Body Bag, Remnants from Performance, Oil stick, Glassine, Graphite, Trash Bags, 2021.
By using my body as a printmaking press, there is an engagement with the psyche that reinforces practice as discipline. Process heavy and physically demanding disciplines have always appealed to me as an artist, and it wasn’t until recently that I recognized that my physical body is instrumental in my art practice. I crave movement and process, as this can be seen in other areas of my life. Outside of the studio, I am a high-level competitive beach volleyball athlete, dedicated yogi, and avid hiker and trail runner. Movement is essential to my life, and there is an obvious overlap in my practice. This idea of body-as-press is another layer in my heavily layered practice, and I seek to reveal what my subconscious mind has been pinging me for years. What is my body trying to print? A specific mark has repeatedly found itself in my work over the years, and my body continues to pull this motif through my body/press. There is a theory that trauma and memory are imprinted into the body, and if this is the case, I believe that my subconscious mind is attempting to shed the stories and memories that have been imprinted in my physical being. Bessel van der Kolk, M.D states in the book, The Body Keeps the Score:
"We have also begun to understand how overwhelming experiences affect our innermost sensations and our relationships to our physical reality – the core of who we are.
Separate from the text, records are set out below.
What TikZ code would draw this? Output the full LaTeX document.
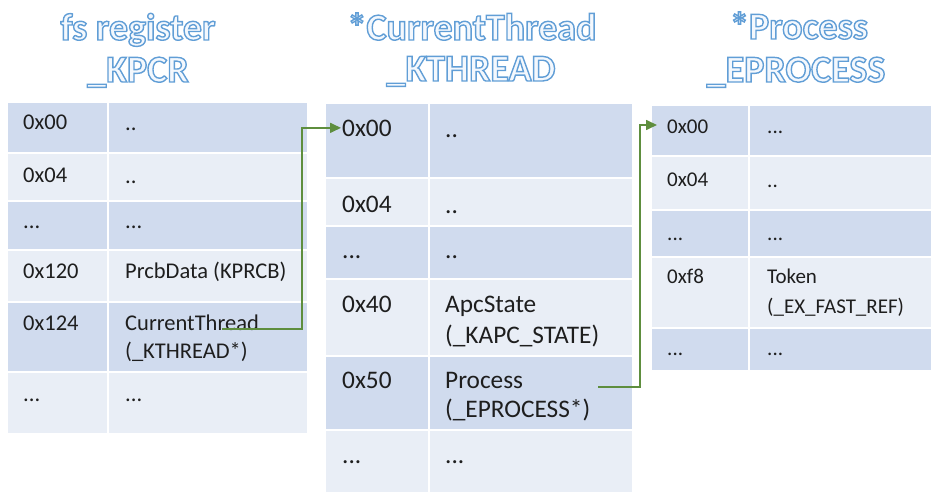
\documentclass[tikz,border=0pt]{standalone}
\usepackage{fontspec}
\setmainfont{Carlito}
\usetikzlibrary{arrows.meta}

\definecolor{rowdark}{HTML}{D0DBEE}
\definecolor{rowlight}{HTML}{E9EEF6}
\definecolor{titlefill}{HTML}{F4F8FD}
\definecolor{ptrgreen}{HTML}{5E8E3E}
\definecolor{celltext}{HTML}{1E1E1E}

% outlined heading text: pale fill, blue stroked rim (PDF text render mode 2)
\newcommand\headtext[1]{%
  {\color{titlefill}%
   \special{pdf:literal 2 Tr 1.4 w 0.38 0.62 0.84 RG}%
   #1%
   \special{pdf:literal 0 Tr}}}

\tikzset{
  heading/.style={anchor=base, inner sep=0pt,
    font=\fontsize{38}{44}\selectfont\bfseries},
  txta/.style={anchor=base west, inner sep=0pt, text=celltext,
    font=\fontsize{22.5}{27}\selectfont},
  txtb/.style={anchor=base west, inner sep=0pt, text=celltext,
    font=\fontsize{25.3}{30}\selectfont},
  txtc/.style={anchor=base west, inner sep=0pt, text=celltext,
    font=\fontsize{21}{26}\selectfont},
  ptr/.style={draw=ptrgreen, line width=1.6pt,
    -{Triangle[length=11pt,width=10pt,fill=ptrgreen]}},
}

\begin{document}
\begin{tikzpicture}[x=1pt, y=-1pt]
\useasboundingbox (0,0) rectangle (931,492);

% ---------- headings ----------
\node[heading] (h1a) at (138,40) {\headtext{fs register}};
\node[heading] (h1b) at (138,82) {\headtext{\_KPCR}};
\node[heading] (h2a) at (472,40) {\headtext{*CurrentThread}};
\node[heading] (h2b) at (471,81) {\headtext{\_KTHREAD}};
\node[heading] (h3a) at (799,39) {\headtext{*Process}};
\node[heading] (h3b) at (796,82) {\headtext{\_EPROCESS}};

% ---------- row backgrounds ----------
% _KPCR
\foreach \ya/\yb/\c in {103/152/rowdark,154/200/rowlight,202/249/rowdark,
                         251/301/rowlight,303/371/rowdark,373/433/rowlight}{
  \fill[\c] (8,\ya) rectangle (107,\yb);
  \fill[\c] (109,\ya) rectangle (307,\yb);
}
% _KTHREAD
\foreach \ya/\yb/\c in {104/177/rowdark,179/225/rowlight,227/278/rowdark,
                         280/355/rowlight,357/429/rowdark,431/492/rowlight}{
  \fill[\c] (326,\ya) rectangle (428,\yb);
  \fill[\c] (430,\ya) rectangle (632,\yb);
}
% _EPROCESS
\foreach \ya/\yb/\c in {106/155/rowdark,157/209/rowlight,211/256/rowdark,
                         258/327/rowlight,329/370/rowdark}{
  \fill[\c] (652,\ya) rectangle (748,\yb);
  \fill[\c] (750,\ya) rectangle (931,\yb);
}

% ---------- _KPCR cells ----------
\node[txta] (a1k) at (23,130) {0x00};
\node[txta] (a1v) at (125,131) {..};
\node[txta] (a2k) at (23,182) {0x04};
\node[txta] (a2v) at (125,183) {..};
\node[txta] (a3k) at (23,228) {...};
\node[txta] (a3v) at (125,228) {...};
\node[txta] (a4k) at (23,278) {0x120};
\node[txta] (a4v) at (125,278) {PrcbData (KPRCB)};
\node[txta] (a5k) at (23,330) {0x124};
\node[txta] (a5v) at (125,330) {CurrentThread};
\node[txta] (a5w) at (125,358) {(\_KTHREAD*)};
\node[txta] (a6k) at (23,401) {...};
\node[txta] (a6v) at (125,401) {...};

% ---------- _KTHREAD cells ----------
\node[txtb] (b1k) at (342,136) {0x00};
\node[txtb] (b1v) at (445,137) {..};
\node[txtb] (b2k) at (342,212) {0x04};
\node[txtb] (b2v) at (445,213) {..};
\node[txtb] (b3k) at (342,258) {...};
\node[txtb] (b3v) at (445,258) {..};
\node[txtb] (b4k) at (342,312) {0x40};
\node[txtb] (b4v) at (445,312) {ApcState};
\node[txtb] (b4w) at (445,343) {(\_KAPC\_STATE)};
\node[txtb] (b5k) at (342,388) {0x50};
\node[txtb] (b5v) at (445,388) {Process};
\node[txtb] (b5w) at (445,417) {(\_EPROCESS*)};
\node[txtb] (b6k) at (342,463) {...};
\node[txtb] (b6v) at (445,463) {...};

% ---------- _EPROCESS cells ----------
\node[txtc] (c1k) at (667,134) {0x00};
\node[txtc] (c1v) at (767,134) {...};
\node[txtc] (c2k) at (667,186) {0x04};
\node[txtc] (c2v) at (767,187) {..};
\node[txtc] (c3k) at (667,240) {...};
\node[txtc] (c3v) at (767,240) {...};
\node[txtc] (c4k) at (667,283) {0xf8};
\node[txtc] (c4v) at (767,283) {Token};
\node[txtc] (c4w) at (767,313) {(\_EX\_FAST\_REF)};
\node[txtc] (c5k) at (667,355) {...};
\node[txtc] (c5v) at (767,355) {...};

% ---------- pointers ----------
\coordinate (ctptr) at (222,329);
\coordinate (procptr) at (598,387);
\coordinate (eptarget) at (657,125);
\draw[ptr] (ctptr) -| ([xshift=-40pt]b1k.west) -- ([xshift=-1pt]b1k.west);
\draw[ptr] (procptr) -| ([xshift=-17pt]eptarget) -- (eptarget);
\end{tikzpicture}
\end{document}
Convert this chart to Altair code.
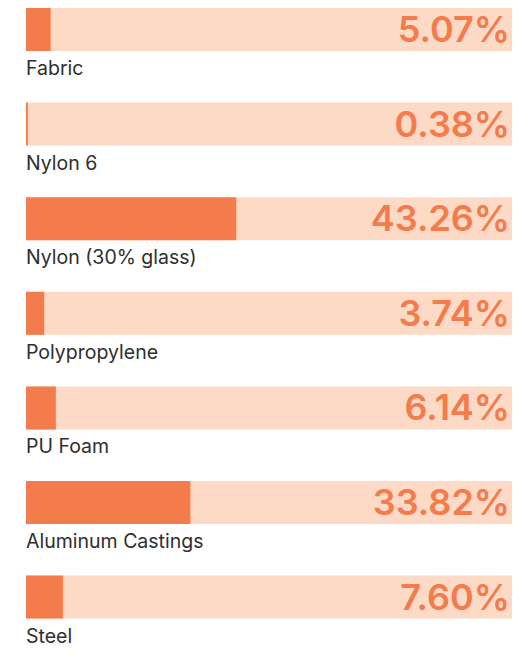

We have learned that trauma is not just an event that took place sometime in the past, it is also the imprint left on that experience on the mind, brain, and body. This imprint has ongoing consequences for how the human organism manages to survive in the present. Trauma results in a fundamental reorganization of the way [the] mind and body reorganize perceptions (21)."
The damage from an abusive relationship that I survived between the ages of 19 and 21 and years of disordered eating–both my own doing, bulimia, and outside of my control, celiac disease–permanently imprinted my body. I believe that my mind and body has attempted to reorganize my perceptions of myself and the world due to this. My innate desire to physically feel materials, choose process-heavy mediums, and repeatedly mark substrates is an attempt to reconnect my mind and body in order to heal.
This can be seen in Body Bag from 2021. For this project, I began to think about opening up and challenging the memories that are held within my own body. I have a long history of bulimia and body dysmorphia. How I view and understand my body is inaccurate and skewed. Years ago, my therapist instructed me to get on the floor and trace my body in order to see a concrete representation of what really existed instead of what my mind saw in the mirror. Borrowing from this lesson, I invited a stranger into my studio to trace my body. Afterwards, I used an oil stick and graphite pencil to fill the glassine roll with repetitive marks. Glassine is traditionally used to protect artwork in transportation and storage, but I challenged the material and gave it new meaning by using it as a substrate and filling it with marks. In a previous project from 2020, I completely destroyed a roll of glassine by cutting repetitive gouges in the material. If the glassine is intended to protect an artwork, which essentially is an idea, then the idea is compromised as it is no longer shielded from the elements. A goal in Body Bag was to have agency over my narrative, so by adding marks to the protective material instead of gouges, I am able to add to my narrative. I don’t sacrifice my story from what is around me, I can build on it and reconstruct it. An edition of old memories and new experiences were created as I pulled the marks from my press–my physical body and psyche. The experience was emotional, but also liberating. At the end of my performance, I used a trash bag to clean up my hands from the mess, tied it off, and released it from me.
What does body-as-press actually mean? And what is the significance of the term and function in my practice? The printing press is a very process heavy machine that acts as an agent of power. Throughout history, the press allowed for information to become freely shared through mass reproduction and encouraged freedom of expression and information that would have otherwise been impossible. This is comparable to the engagement with my narrative and psyche in my practice. The stories shared through editions–-the repetitive marks found throughout my work–that I create could not be possible without being processed through the body/press. This body-as-press analogy is the apparatus that allows for my art to form. Memories and trauma are stored in the body, and by using my physical body, I am able to access, print, and share them.
As I filled the roll of glassine with marks, I was able to print my own narrative with my body/press. As my hands dirtied, I used bags to clean them. Afterwards, I tied the bags up and discarded them as I worked through the scroll-like substrate.